Published in The History of Parliament: the House of Commons 1509-1558, ed. S.T. Bindoff, 1982
Available from Boydell and Brewer




Family and Education

b. 1515/16, 1st s. of William Sedborough of Porlock by Joan (d. 27 Sept. 1537), sis. and coh. of Jerome Bratton of Porlock. m. (1) Anne Staveley, 1s. 2da.; (2) by 1550, Mary. suc. fa. Mar. 1527.1

Offices Held


The Sedborough family originated from north Devon and it was the marriage of William Sedborough to an heiress that brought him into Somerset.
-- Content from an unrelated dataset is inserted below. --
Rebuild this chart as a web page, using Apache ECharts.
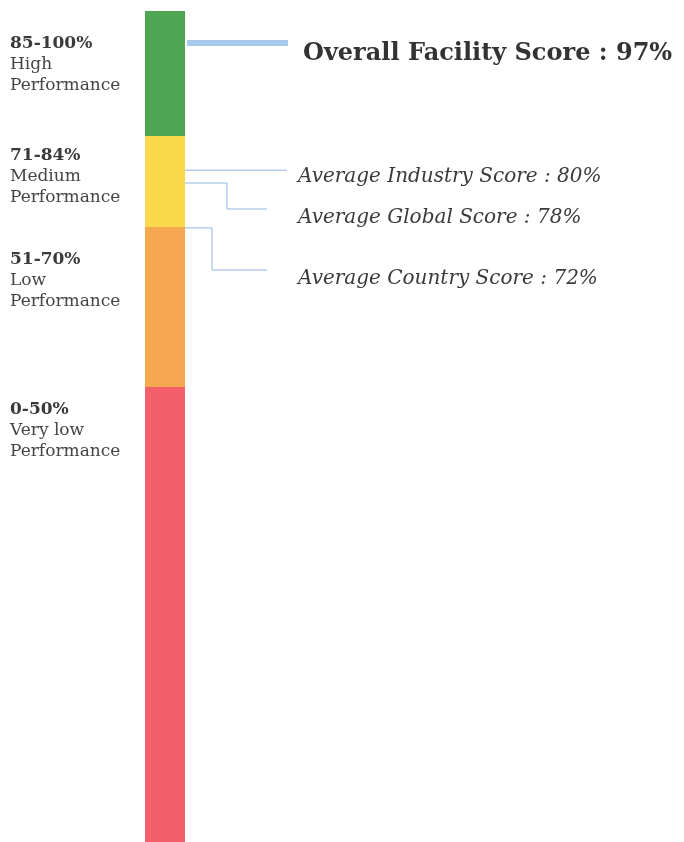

Silvester Sedborough may have owed his unusual christian name to either his family’s veneration of St. Silvester, who had only one church in England dedicated to him and that in Devon, or less probably to a connexion with Silvestro de’ Gigli, bishop of Worcester (1499-1521). Little has been discovered of Sedborough’s life beyond the information given incidentally by Star Chamber cases in which he was to be involved. The most important of these was the result of a dispute with his stepfather Robert Coke of Tiverton, Devon, upon whom his mother had settled all the Bratton lands for life. When she died in 1537 Sedborough seems to have been out of England and he later pleaded that he was also under age, although this seems to have been untrue. For whatever reason, it was not until 1545 that he challenged his stepfather’s possession of the lands. On 8 May of that year he distrained on Coke’s tenants and cattle. Coke pleaded that because of such ‘unlawful bearing and maintenance as he hath within the said county of Somerset’ Sedborough could not be restrained by normal process, and the Star Chamber granted an injunction ordering the return of the distrained beasts and commanded Sedborough’s appearance. It is clear from Sedborough’s answer and depositions that he was legally in the wrong. No result of the case is given, but a compromise seems to have been reached whereby Coke leased the land to Sedborough for 60 years or his life. An inquisition post mortem for Sedborough’s Devon lands is extant: he was found to have had property near Tiverton, which he had conveyed in 1550 to Richard Michell, Alexander Popham and Sir Thomas Speke for the use of himself and his wife Mary for life.2

Sedborough’s Somerset lands were in the west of the county near Minehead and he can have exerted little personal influence on the residents of Bath to secure his election in 1545. Who was responsible for this and for the ‘maintenance’ that was complained of is not clear, but it may have been Queen Catherine Parr’s chancellor, Sir Thomas Arundell as Sedborough’s widow was to marry a William Arundell. His Membership seems to have been the only public service Sedborough performed before his early death on 20 Aug. 1551. His heir, aged about nine years, was his son Robert, on whose behalf William Arundell brought a chancery case against Bartholomew Staveley, his uncle to whom Sedborough seems to have alienated his lands just before his death.3

Ref Volumes: 1509-1558

Author: Roger Virgoe


  • 1. Date of birth estimated from age at fa.’s i.p.m., C142/46/116. Healey, West Country, 331-3; C1/1381/23-25.
  • 2. F. Arnold-Foster, Studies in Church Dedications, i. 294; iii. 86, 447; Healey, 329-30; Som. Rec. Soc. xxvii, 121, 239-42; C1/1381/23-25; 142/95/36.
  • 3. Healey, 336; C1/1381/23-25; 142/95/36.